Monday, July 29, 2019

Hard rock for soft people

Remember when we used to make fun of those easy listening stations? That terrible schmaltzy elevator soundtrack for old people? Aren’t you grateful that we were hipper than that? We listened to new and exciting sounds, uptempo mod beats that captured the dynamic and heavy changes we were going through, expressed the intense emotions we were feeling like no generation before us had ever felt anything. Ever. That’s why we stick with those artists through dye jobs, heart surgeries, liver transplants. Because we know they won’t ask us to listen to anything we’ve never heard before.

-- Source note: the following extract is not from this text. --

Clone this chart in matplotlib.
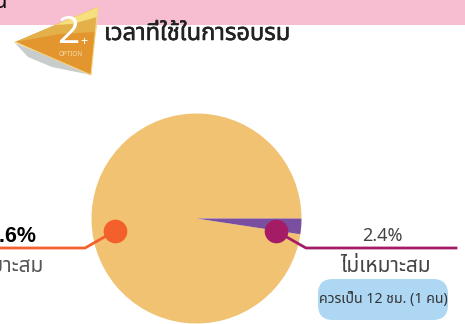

What could be easier?

Monday, July 22, 2019

Choose your own adventure

Somebody might be showing you their new car and tell you they’d gotten all the options but no they didn’t. You can’t do that. That’s what grown-ups know that younger people have yet to internalize: that every selection involves a reduction of options. If you spend Sunday morning in bed you can’t spend it at the park. If you spend your paycheck on beer you can’t spend it on rent. Every decision you make is a crapshoot, and sometimes what you get is actually crap. I prefer binary choices because the odds that I’m wrong are an acceptable 50 percent.

Monday, July 15, 2019

For real

Two weeks on the road visiting family both immediate and extended. Drove home through the rain to join my granddaughter teaching her boyfriend rummy 500. Later opened a folder of scanned images and saw for the first time photos of long-gone ancestors from before the Great War. Went to bed temporarily qualmless and sinking. Opened a book first thing this morning to read a short piece about Kafka by David Foster Wallace. And he (Wallace) writes “… our endless and impossible journey toward home is in fact our home.” I’m adrift here, in a good way, with nothing to add.

Monday, July 8, 2019

Nobody expects this

Back in the 15th century, expeditions from Spain were all over the world discovering new places. As history makes clear, this is because they were very inquisitive. Occasionally to a fault. Anyway, this led to words from the Spanish language entering general usage even for English speakers. For instance, on encountering a big lizard basking in the sun, one sailor might have said to another, “My, but doesn’t he look comfortable,” hence the modern term “Comodo Dragon.” Or even closer to home, in Europe: In Spanish, Germany is called Alemania, which makes sense because those people are crazy about beer.

Monday, July 1, 2019

Danny Boy

Originally, there was this folk tune called London Derriere, which was inspired I assume by a Piccadilly strumpet with a singularly impressive behind. It was collected in the 1855 book “The Ancient Music of Ireland” from the Society for the Preservation and Publication of the Melodies of Ireland, but didn’t generate much chart action until 1913, when a Englishman named Frederic Edward Weatherly published his version with new lyrics all about Irish people. It was a 1965 hit single for Detroit native Jackie Wilson, making it all in all one of the most egregious instances of cumulative cultural appropriation ever.